I call songs with this effect on me Kool-Aid Man songs, which I will allow either YouTube, SNL or Dane Cook to explain to you if it is, for cultural or generational reasons, not self-evident.

"Let It Rock" is not a good song, but like many pop songs and/or songs from the scourge that was the rap-rock era, it is an effective Kool-Aid Man song — particularly when complemented by the considerable catalyst that is nostalgia. (Is it Kevin Rudolf that empowers me to run through a wall, or momentarily feeling 18 and carefree?)

It's also, apparently, a real thought-provoking song because my mind has been racing with thoughts about it ever since — 15 of which I will share with you now.

  1. I have categorized other songs as "songs that make me want to run through a wall" before and I think that while almost all Kool-Aid Man songs are good work out songs, not all work out songs are inherently Kool-Aid Man songs. Same for speeding ticket songs or classic club bangers. The BPM, wrecking-ball bass line and general energy of a good Kool-Aid Man song is certainly conducive to lead and/or dancing feet, but there are definitely songs that will get you pulled over or fill a dance floor that are missing that je-ne-sais-quoi that inspires you to bust down a brick wall.

  2. Perhaps the X-factor of Kool-Aid Man songs is also what makes them a very personal category of songs. In other words, I highly doubt that "Let It Rock" is a universal Kool-Aid Man song, especially for anyone over or under a certain age and/or not from a particular milieu.

  3. I think a lot of my Kool-Aid Man songs are objectively bad songs (like "Let It Rock") but they so viscerally evoke a certain feeling that I, as previously stated, feel sufficiently jacked with adrenaline to run through a wall.

  4. More specific to "Let It Rock" but less related to Kool-Aid Man songs: The dramatic pause that songwriters love to throw into songs of all genres after the word "come" is simply one of the funniest things in anglophone music. I don't know if it happens in other languages but it kills me every time. Oh you think you're clever, don't you? I would love to know the first recorded use of the come pause.

  5. I have recently remembered that I like music. Or rather, I have recently remembered how much I like music, which has led to two concrete developments:

    1. I have recruited a few pals here to join me on what I have dubbed Dance Dance Resolution because, to quote Jason Mendoza from whom I subconsciously stole the name, we resolve to dance. Or more specifically for my Chicago readers, to find The Holiday Club and/or Baby Atlas of Paris — though if we're keeping it strictly on DJ terms I would also accept The Hangge Uppe of Paris.

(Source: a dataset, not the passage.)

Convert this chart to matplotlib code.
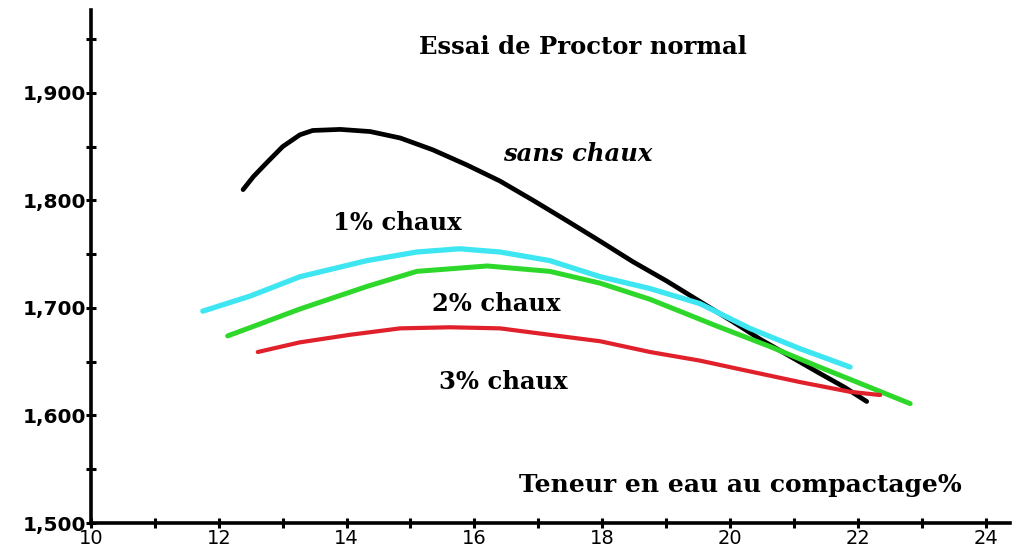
import matplotlib.pyplot as plt
from matplotlib.ticker import FixedLocator, MultipleLocator

# teneur en eau (%) / densite seche
x_sans = [12.38, 12.54, 12.75, 13.00, 13.27, 13.47, 13.90, 14.37, 14.84, 15.35, 15.88, 16.40,
          16.92, 17.45, 17.97, 18.48, 19.01, 19.53, 20.05, 20.47, 20.94, 21.41, 21.80, 22.14]
y_sans = [1.810, 1.822, 1.835, 1.850, 1.861, 1.865, 1.866, 1.864, 1.858, 1.847, 1.833, 1.818,
          1.800, 1.781, 1.762, 1.743, 1.725, 1.706, 1.687, 1.671, 1.655, 1.639, 1.626, 1.613]

x_1 = [11.75, 12.49, 13.27, 14.32, 15.10, 15.77, 16.40, 17.18, 17.97, 18.75, 19.53, 20.31, 21.10, 21.88]
y_1 = [1.697, 1.711, 1.729, 1.744, 1.752, 1.755, 1.752, 1.744, 1.729, 1.718, 1.704, 1.681, 1.662, 1.645]

x_2 = [12.14, 12.64, 13.27, 14.32, 15.10, 16.20, 17.18, 17.97, 18.75, 19.80, 20.63, 21.36, 22.03, 22.82]
y_2 = [1.674, 1.685, 1.699, 1.720, 1.734, 1.739, 1.734, 1.723, 1.708, 1.683, 1.664, 1.646, 1.630, 1.611]

x_3 = [12.61, 13.27, 14.05, 14.84, 15.62, 16.40, 17.18, 17.97, 18.75, 19.53, 20.31, 21.10, 21.88, 22.35]
y_3 = [1.659, 1.668, 1.675, 1.681, 1.682, 1.681, 1.675, 1.669, 1.659, 1.651, 1.641, 1.631, 1.622, 1.619]

yticks = [1.5, 1.6, 1.7, 1.8, 1.9]
ylabels = ["1,500", "1,600", "1,700", "1,800", "1,900"]
xticks = [10, 12, 14, 16, 18, 20, 22, 24]

fig = plt.figure(figsize=(10.19, 5.51), dpi=100)
ax = fig.add_axes([0.0893, 0.0508, 0.9017, 0.931])

ax.plot(x_sans, y_sans, color="black", lw=3.4, solid_capstyle="round", solid_joinstyle="round")
ax.plot(x_1, y_1, color="#3ee6f2", lw=3.8, solid_capstyle="round", solid_joinstyle="round")
ax.plot(x_2, y_2, color="#2ed82a", lw=3.6, solid_capstyle="round", solid_joinstyle="round")
ax.plot(x_3, y_3, color="#e0202a", lw=3.0, solid_capstyle="round", solid_joinstyle="round")

ax.set_xlim(10, 24.38)
ax.set_ylim(1.5, 1.977)

for s in ["top", "right"]:
    ax.spines[s].set_visible(False)
for s in ["left", "bottom"]:
    ax.spines[s].set_linewidth(2.6)

ax.yaxis.set_major_locator(FixedLocator(yticks))
ax.set_yticklabels(ylabels)
ax.yaxis.set_minor_locator(MultipleLocator(0.05))
ax.xaxis.set_major_locator(FixedLocator(xticks))
ax.xaxis.set_minor_locator(MultipleLocator(1))
ax.tick_params(axis="both", which="both", direction="inout", width=2.2, length=7)
ax.tick_params(axis="y", labelsize=14.5, pad=0)
ax.tick_params(axis="x", labelsize=14, pad=1)
for t in ax.get_yticklabels():
    t.set_fontweight("bold")

serif = dict(family="DejaVu Serif", fontweight="bold")
ax.text(17.70, 1.943, "Essai de Proctor normal", ha="center", va="center", fontsize=17.5, **serif)
ax.text(16.45, 1.843, "sans chaux", ha="left", va="center", fontsize=17.5, style="italic", **serif)
ax.text(14.80, 1.779, "1% chaux", ha="center", va="center", fontsize=17.5, **serif)
ax.text(16.35, 1.704, "2% chaux", ha="center", va="center", fontsize=17.5, **serif)
ax.text(16.46, 1.631, "3% chaux", ha="center", va="center", fontsize=17.5, **serif)
ax.text(20.16, 1.535, "Teneur en eau au compactage%", ha="center", va="center", fontsize=18, **serif)

plt.savefig("out.png", dpi=100)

    2. I have been making a LOT of playlists. So, obviously "Songs for the Kool-Aid Man" is my latest work-in-progress. It's tricky because when I go searching for songs, I feel like I fall into the trap of adding upbeat songs that move me, but perhaps not to the degree of demolition, a feeling that can only truly be known when it takes you by surprise. You can't ask yourself, does this make me want to run into a wall? You rather need to be listening to a song and then realize, my god, I could run through a wall right now. Anyways, you may look but not judge here.

  6. One of my confirmed Kool-Aid Man songs is "Club Foot" by Kasabian. I stand by this categorization, it's a great song, but I am mortified to share that instead of knowing the song, like presumably 98% of the population, because FIFA — bastion of political corruption and unreasonably good video game soundtracks — for me it's the training montage in the Ashton Kutcher Kevin Costner Coast Guard movie The Guardian. And that's something I just have to live with.

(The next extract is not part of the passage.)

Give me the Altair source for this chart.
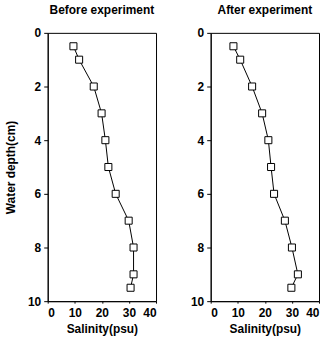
import altair as alt
import pandas as pd

depth = [0.5, 1, 2, 3, 4, 5, 6, 7, 8, 9, 9.5]
before = [9.5, 11.6, 17.0, 19.9, 21.3, 22.4, 25.1, 29.9, 31.7, 31.7, 30.6]
after = [8.4, 10.9, 15.3, 19.0, 21.3, 22.3, 23.4, 27.4, 30.0, 32.2, 29.8]

df_b = pd.DataFrame({"depth": depth, "sal": before, "order": range(len(depth))})
df_a = pd.DataFrame({"depth": depth, "sal": after, "order": range(len(depth))})

FONT = "Liberation Sans"


def panel(df, title, show_ytitle):
    x = alt.X("sal:Q", scale=alt.Scale(domain=[0, 40], nice=False),
              axis=alt.Axis(values=[0, 10, 20, 30, 40], title="Salinity(psu)",
                            tickSize=2, labelPadding=4, grid=False,
                            titlePadding=6))
    y = alt.Y("depth:Q", scale=alt.Scale(domain=[0, 10], reverse=True, nice=False),
              axis=alt.Axis(values=[0, 2, 4, 6, 8, 10],
                            title="Water depth(cm)" if show_ytitle else None,
                            tickSize=4, labelPadding=3, grid=False,
                            titlePadding=10))
    base = alt.Chart(df)
    line = base.mark_line(color="black", strokeWidth=1).encode(x=x, y=y, order="order:Q")
    pts = base.mark_point(shape="square", filled=False, fill="white", stroke="black",
                          strokeWidth=1, size=50, opacity=1).encode(x=x, y=y)
    return (line + pts).properties(width=109, height=270,
                                  title=alt.TitleParams(title, fontSize=12, font=FONT,
                                                        fontWeight="bold", offset=10))


chart = alt.hconcat(panel(df_b, "Before experiment", True),
                    panel(df_a, "After experiment", False),
                    spacing=33).properties(
    padding={"left": 4, "top": 2, "right": 0, "bottom": 0}
).configure_view(stroke="black", strokeWidth=1).configure_axis(
    labelFont=FONT, titleFont=FONT, labelFontSize=12, titleFontSize=12,
    labelFontWeight="bold", titleFontWeight="bold", labelColor="black",
    titleColor="black", domainColor="black", tickColor="black"
)

chart.save("out.html", embed_options={"renderer": "svg", "actions": False})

  7. Another one of my Kool-Aid Man songs is "This Is Not A Game" by Chemical Brothers and Miguel from the Hunger Games: Mockingbird Part 1 soundtrack, a soundtrack I believe we simply do not talk about enough on account of the fact I have never heard anyone talk about it. There is another banger on that album that features Stromae, Lorde, Pusha T, Q-Tip and Haim, which is an insane line-up, and, moreover, it rules and I have literally never heard it anywhere outside of my own headphones. What happened there? Justice for "Meltdown."

  8. Speaking of soundtracks: The Fast and Furious soundtracks — pretty much wall-to-wall Kool-Aid Man songs.

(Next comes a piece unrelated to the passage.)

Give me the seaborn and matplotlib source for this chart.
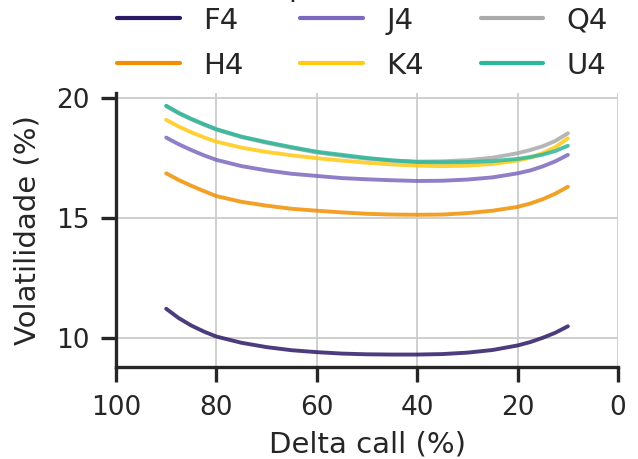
import numpy as np
import pandas as pd
import matplotlib
matplotlib.use("Agg")
import matplotlib.pyplot as plt
import seaborn as sns

# Smile de volatilidade por vencimento
delta = [90, 87.5, 85, 82.5, 80, 75, 70, 65, 60, 55, 50, 45, 40,
         35, 30, 25, 20, 17.5, 15, 12.5, 10]
f4 = [11.20, 10.81, 10.50, 10.25, 10.04, 9.78, 9.60, 9.47, 9.39, 9.33, 9.30,
      9.29, 9.29, 9.31, 9.37, 9.48, 9.67, 9.81, 9.99, 10.20, 10.47]
h4 = [16.85, 16.57, 16.33, 16.11, 15.90, 15.66, 15.50, 15.37, 15.29, 15.22, 15.16,
      15.13, 15.12, 15.13, 15.19, 15.29, 15.45, 15.59, 15.77, 16.00, 16.29]
j4 = [18.34, 18.06, 17.82, 17.60, 17.41, 17.15, 16.97, 16.83, 16.74, 16.65, 16.60,
      16.56, 16.53, 16.54, 16.59, 16.68, 16.85, 16.97, 17.14, 17.35, 17.62]
k4 = [19.08, 18.80, 18.56, 18.35, 18.17, 17.92, 17.74, 17.60, 17.48, 17.38, 17.29,
      17.22, 17.17, 17.15, 17.17, 17.24, 17.38, 17.50, 17.69, 17.94, 18.31]
q4 = [19.65, 19.35, 19.10, 18.88, 18.67, 18.36, 18.12, 17.91, 17.72, 17.58, 17.46,
      17.38, 17.34, 17.35, 17.40, 17.50, 17.69, 17.82, 17.98, 18.20, 18.52]
u4 = [19.67, 19.37, 19.12, 18.90, 18.69, 18.38, 18.15, 17.94, 17.75, 17.62, 17.49,
      17.39, 17.32, 17.31, 17.32, 17.36, 17.45, 17.53, 17.63, 17.78, 18.00]

series = {"F4": f4, "H4": h4, "J4": j4, "K4": k4, "Q4": q4, "U4": u4}
colors = ["#2c1a67", "#f18f01", "#7b68bf", "#ffc914", "#aaaaaa", "#2cb99a"]

rows = []
for name, vals in series.items():
    for d, v in zip(delta, vals):
        rows.append({"Delta": d, "Vol": v, "Tipo": name})
df = pd.DataFrame(rows)

sns.set_theme(style="whitegrid")
plt.rcParams["font.family"] = ["DejaVu Sans"]
plt.rcParams["text.color"] = "#262626"
plt.rcParams["axes.labelcolor"] = "#262626"
plt.rcParams["xtick.color"] = "#262626"
plt.rcParams["ytick.color"] = "#262626"

fig = plt.figure(figsize=(6.38, 4.59), dpi=100)
ax = fig.add_axes([0.1818, 0.2004, 0.787, 0.597])

sns.lineplot(data=df, x="Delta", y="Vol", hue="Tipo", palette=colors,
             linewidth=2.8, alpha=0.85, ax=ax)

ax.set_xlim(100, 0)
ax.set_ylim(8.77, 20.2)
ax.set_xticks([100, 80, 60, 40, 20, 0])
ax.set_yticks([10, 15, 20])
ax.grid(True, color="#cccccc", linewidth=1.3)
sns.despine(ax=ax)
for s in ["left", "bottom"]:
    ax.spines[s].set_linewidth(2.4)
    ax.spines[s].set_color("#262626")
ax.tick_params(axis="both", which="major", bottom=True, left=True,
               length=10.8, width=2.4, labelsize=19, pad=9, direction="out",
               color="#262626")
ax.tick_params(axis="y", pad=8)
ax.set_xlabel("Delta call (%)", fontsize=21, labelpad=7)
ax.set_ylabel("Volatilidade (%)", fontsize=21, labelpad=11)

leg = ax.legend(ncol=3, loc="upper left",
                bbox_to_anchor=(0.165, 1.011), bbox_transform=fig.transFigure,
                frameon=False, fontsize=21,
                handlelength=2.15, handletextpad=0.8, columnspacing=1.95,
                labelspacing=0.58, borderaxespad=0)
for line in leg.get_lines():
    line.set_alpha(1)
    line.set_linewidth(3)

# legend title, cropped at the top edge like the original
fig.text(0.462, 1.009, "Tipo", ha="center", va="baseline", fontsize=21)

fig.savefig("out.png", dpi=100)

  9. I added "Dragostea" to the playlist at like 2:30 in the morning after we heard it in a club on the aforementioned Mission: Dance Dance Resolution and it was actually the original song, which I had kind of forgotten about because despite it being deeply imprinted in my memories of being 11, the riff also triggers college on account of what, I think we can be comfortable admitting now, is a criminally bad TI/Rihanna song.

  10. "212" by Azealia Banks is another Kool-Aid Man song but it's also another song that I heard on a gym playlist here at like 10:30a.m. on a Sunday morning and it immediately reminded me of this incredible and incredibly accurate reel.

  11. I don't know when the last time any of you listened to early Childish Gambino, but YIKES those lyrics do not hold up. "Bonfire" still goes on the playlist though. (I also discovered the source of the refrain "fuck you, pay me" that has run on a loop in my mind as long as I have been member of the workforce.)

  12. Not going to lie, before I edited it down, half my playlist was Run the Jewels, my original Kool-Aid Man artists.

  13. I think both rock and rap are extremely good sources of Kool-Aid Man songs, which is probably why, regrettably, the aforementioned rock-rap genre is quite effective at evoking this particular sensation.

  14. Further on the question of genre, toward the end of this exercise I added more pop to my playlist, but with some trepidation. I feel, in this moment, that a defining difference between my running-through-walls songs and, for example, Spotify's songs to sing in the shower playlist, is ... anger and/or righteous indignation. Maybe that is the je ne sais quoi I was talking about before. You can get a speeding ticket while happy but I am not convinced you can run through a wall out of joy

  15. How did I almost forget "Levels," I am a shame to my generation.